Formal pictures in blistering light, really personally inspirational to see someone embrace unflattering and difficult natural light, design manages to be actually kind of interesting in a way that most publishers were too safe with this year. The images themselves weren’t the most interesting part to me, rather, it was the way that McKnight consistently mixes incredibly visceral and raw acts with a tact with the camera that results in an attractive image of something you wouldn’t have thought you’d like. That’s such a fascinating challenge as a photographer, this book is almost a guide for how that can be done – can you enjoy a photo of someone being pissed on without recoiling? In this work you can. Can a landscape so harsh it feels like sandpaper look romantic and welcoming? In this work it does. A really welcome refutation of seductive surface level colour work, refreshingly restrained in some ways, absolutely balls to the wall in others.
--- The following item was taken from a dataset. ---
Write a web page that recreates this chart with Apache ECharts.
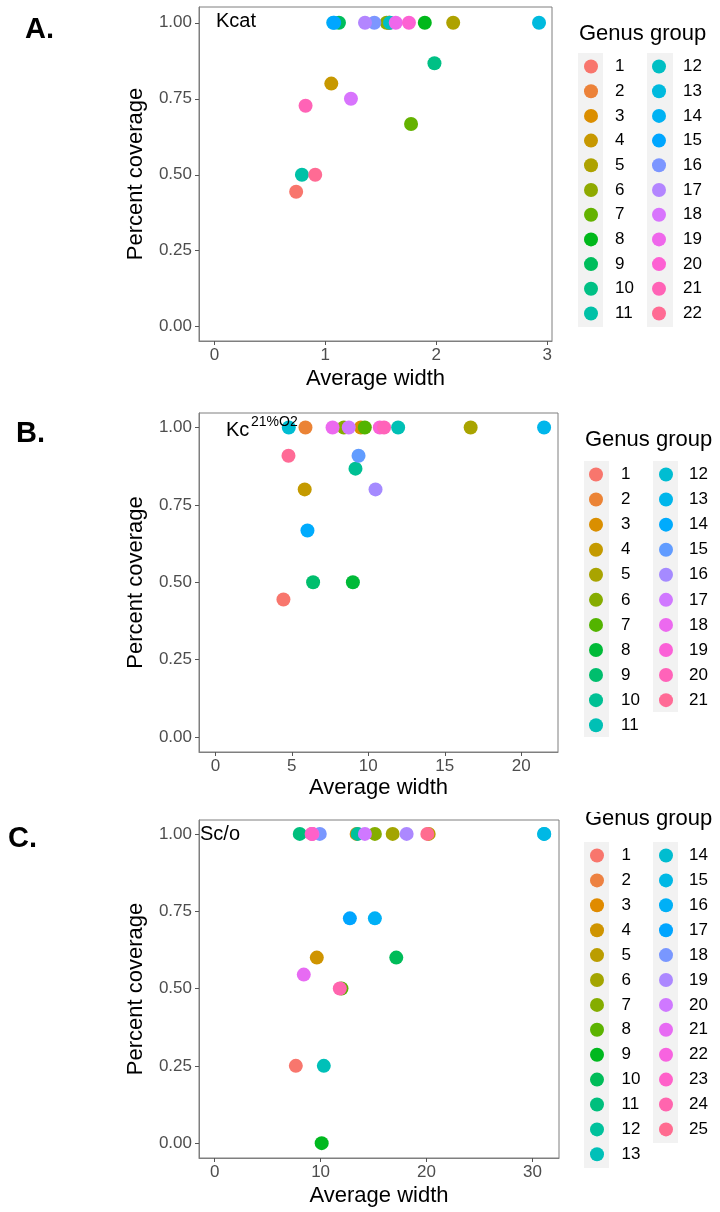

Rare case of substance meets surface and both are great.

Loose Joints, 2020
Chosen by Matt Dunne

I Walk Toward the Sun Which is Always Going Down
Alan Huck

Living vicariously through Huck’s free meandering, I felt liberated from the confined existence so many of us have experienced this year. Both monochrome and colour photographs interact harmoniously with the artist’s thoughts and experiences in written form, collating in an immersive journey. Presenting chronological time unevenly only adds to the viewer’s experience as a participant, navigating the book’s structure as a journey in itself. Certain photographs appear with what one imagines to be mere seconds or minutes separating shots, whilst others stand as singular records thus disrupting a typical progressive pace to that of an exploration. Not only do Huck’s photographs present all things – no matter how banal – as visually fascinating, he also provides a conscious literary monologue of perception that elevates the work as a whole. His writings reveal in full disclosure the associations that arise from his perceptions, providing a comprehensive historical, cultural and sociological knowledge. An intelligent, thoughtful photobook that intimately offers a vision and transparency of thought, so well put together that it’s hard not to feel like a wanderer yourself.

MACK, 2019
Chosen by Louis Stopforth

Buried កប់
Charles Fox

Buried is the result of a collaboration between Fox and the Rama family, who annotated a collection of images of their family history, beginning with images taken during Cambodia’s communist regime, and ending with their lives present-day in Los Angeles, USA. Documentary, archive, art, post-conflict, anthropology. Buried has changed fundamentally how I think about photography’s relationship with these fields; Buried does not fit squarely into any of these fields, but includes elements of all of them. Rather than being consequently superficial, Buried pushes beyond many of the technical, conceptual, and ethical limitations of each. Buried is about the lives of these people as people, but also demonstrates a more fundamental respect for humanity, memory, and for how deeply intimate trauma is. An article on Buried will be published in due course.

N.B. I know Fox professionally, through both his academic work and through his publisher. Though I consider my appraisal of Buried independent to this relationship, I do not wish to hide this familiarity from readers.